The threat unleashed by Trump and Vance is not limited to Haitians. The only outward distinguishing trait for Haitians is that they are Black, so it is not unreasonable to believe this false story represents a potential danger to all Black people.

The assertion that Haitians are abducting and eating dogs is not the only false claim made by Trump and Vance in recent days.

CNN said it counted 12 fraudulent claims made by Trump in the past month.

This included a variety of claims about Harris and a story about how the Congo has deliberately emptied prisons to somehow get its criminals to come to the United States as migrants.

So why make these false fabricated claims?

Either Trump and Vance believe that voters in places like Nassau County are willing to accept the Trump campaign’s lies without question or that they like the message he is sending regardless of whether what he is saying is based on fact.

This is a dangerous game. A functioning democracy is based on informed citizens casting votes based on a common set of facts. A lack of informed citizens leads to autocracy.

Trump and Vance are by no means alone in promoting disinformation.

Social media, internet websites, and political rallies have become filled with the spread of intentional disinformation and misinformation innocently passed along.

Some of this disinformation comes from foreign governments seeking to divide Americans and undermine our democracy. Others for personal or political gain.

Howard Schneider,  the former editor of Newsday and the current executive director of Stony Brook University’s Center for News Literacy, has led a years-long campaign to teach students and the public how to discern between fact-based journalism and propaganda.

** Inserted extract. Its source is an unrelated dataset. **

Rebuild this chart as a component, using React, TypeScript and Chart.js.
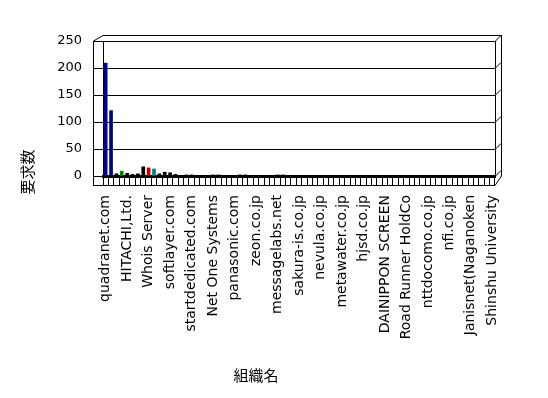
import React, { useEffect, useRef } from "react";
import { Chart, registerables } from "chart.js";

Chart.register(...registerables);

// Organization names shown on the axis (every 4th category carries a name)
const shownNames: string[] = [
  "quadranet.com",
  "HITACHI,Ltd.",
  "Whois Server",
  "softlayer.com",
  "startdedicated.com",
  "Net One Systems",
  "panasonic.com",
  "zeon.co.jp",
  "messagelabs.net",
  "sakura-is.co.jp",
  "nevula.co.jp",
  "metawater.co.jp",
  "hjsd.co.jp",
  "DAINIPPON SCREEN",
  "Road Runner HoldCo",
  "nttdocomo.co.jp",
  "nfi.co.jp",
  "Janisnet(Naganoken",
  "Shinshu University",
];

// Request counts per organization (73 categories)
const requestCounts: number[] = [
  209, 121, 4, 9, 5, 3, 4, 17, 15, 13,
  4, 7, 6, 3, 0, 2, 2, 0, 0, 0,
  2, 2, 0, 0, 0, 2, 2, 0, 0, 0,
  0, 0, 2, 2, 0, 0, 0, 0, 0, 0,
  0, 0, 0, 0, 0, 0, 0, 0, 0, 0,
  0, 0, 0, 0, 0, 0, 0, 0, 0, 0,
  0, 0, 0, 0, 0, 0, 0, 0, 0, 0,
  0, 0, 0,
];

const yTicks: number[] = [0, 50, 100, 150, 200, 250];

const xTitle = "組織名";
const yTitle = "要求数";

const FONT = '"Noto Sans CJK JP", "Noto Sans", sans-serif';
const LABEL_FONT = '"DejaVu Sans", "Noto Sans", sans-serif';

export default function App() {
  const canvasRef = useRef<HTMLCanvasElement | null>(null);

  useEffect(() => {
    const canvas = canvasRef.current;
    if (!canvas) return;

    const labels: string[] = requestCounts.map((_, i) =>
      i % 4 === 0 && shownNames[i / 4] !== undefined ? shownNames[i / 4] : ""
    );

    const highlight: Record<number, string> = {
      0: "#000080",
      1: "#000080",
      3: "#008000",
      8: "#C00000",
      9: "#008080",
    };
    const colors = requestCounts.map((_, i) => highlight[i] || "#000000");

    const framePlugin = {
      id: "frame3d",
      afterDraw(chart: any) {
        const ctx = chart.ctx as CanvasRenderingContext2D;
        const { left, right, top, bottom } = chart.chartArea;
        const yScale = chart.scales.y;
        const d = 6;
        const wallX = left - 10;
        const floorY = bottom + 9;
        ctx.save();
        ctx.strokeStyle = "#000";
        ctx.lineWidth = 1;
        const line = (x1: number, y1: number, x2: number, y2: number) => {
          ctx.beginPath();
          ctx.moveTo(x1, y1);
          ctx.lineTo(x2, y2);
          ctx.stroke();
        };
        line(wallX + 0.5, top, wallX + 0.5, floorY);
        line(wallX + 0.5, top, left, top - d + 0.5);
        line(left, top - d + 0.5, right + d, top - d + 0.5);
        line(right + d + 0.5, top - d, right + d + 0.5, bottom);
        line(right + d + 0.5, bottom, right, floorY + 0.5);
        line(wallX, floorY + 0.5, right, floorY + 0.5);
        line(right + 0.5, top, right + 0.5, bottom);
        yTicks.forEach((v) => {
          const y = Math.round(yScale.getPixelForValue(v)) + 0.5;
          line(right, y, right + d, y - d);
        });
        ctx.fillStyle = "#000";
        ctx.font = `15px ${FONT}`;
        ctx.textAlign = "center";
        ctx.textBaseline = "middle";
        // x axis title
        ctx.fillText(xTitle, 256, 375);
        // y axis title
        ctx.translate(27, 172);
        ctx.rotate(-Math.PI / 2);
        ctx.fillText(yTitle, 0, 0);
        ctx.restore();
      },
    };

    const chart = new Chart(canvas, {
      type: "bar",
      data: {
        labels,
        datasets: [
          {
            data: requestCounts,
            backgroundColor: colors,
            borderWidth: 0,
            barThickness: 3,
          },
        ],
      },
      options: {
        animation: false,
        responsive: false,
        maintainAspectRatio: false,
        layout: { padding: { top: 41, right: 53, left: 0, bottom: 0 } },
        plugins: {
          legend: { display: false },
          tooltip: { enabled: false },
        },
        scales: {
          x: {
            offset: true,
            grid: {
              offset: true,
              drawOnChartArea: false,
              drawTicks: true,
              tickLength: 9,
              color: "#000",
              lineWidth: 1,
            },
            border: { display: true, color: "#000", width: 3 },
            ticks: {
              autoSkip: false,
              minRotation: 90,
              maxRotation: 90,
              padding: 10,
              color: "#000",
              font: { family: LABEL_FONT, size: 14 },
            },
            afterFit(scale: any) {
              scale.height = 222;
            },
          },
          y: {
            min: 0,
            max: 250,
            afterBuildTicks(scale: any) {
              scale.ticks = yTicks.map((v) => ({ value: v }));
            },
            grid: {
              color: "#000",
              lineWidth: 1,
              drawTicks: true,
              tickLength: 10,
            },
            border: { display: true, color: "#000", width: 1 },
            ticks: {
              padding: 11,
              color: "#000",
              font: { family: LABEL_FONT, size: 13 },
            },
            afterFit(scale: any) {
              scale.width = 103;
            },
          },
        },
      },
      plugins: [framePlugin],
    });

    return () => {
      chart.destroy();
    };
  }, []);

  return (
    <div style={{ position: "absolute", left: 0, top: 0, width: 548, height: 398, background: "#fff" }}>
      <canvas ref={canvasRef} width={548} height={398} style={{ display: "block" }} />
    </div>
  );
}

“We read vertically now, which means if I read a text or watch a video, I’ll watch it, and I’ll ask questions,” Schneider said at a panel discussion hosted by Blank Slate Media three years ago. “Lateral reading means we have to read it and go elsewhere and check it out. That’s how professional fact-checkers work. They leave a text, interrogate it elsewhere and come back.”

The time is long past when adults and students are given the tools to discriminate between fact and fiction.

Let Springfield, Ohio, serve as a reason why.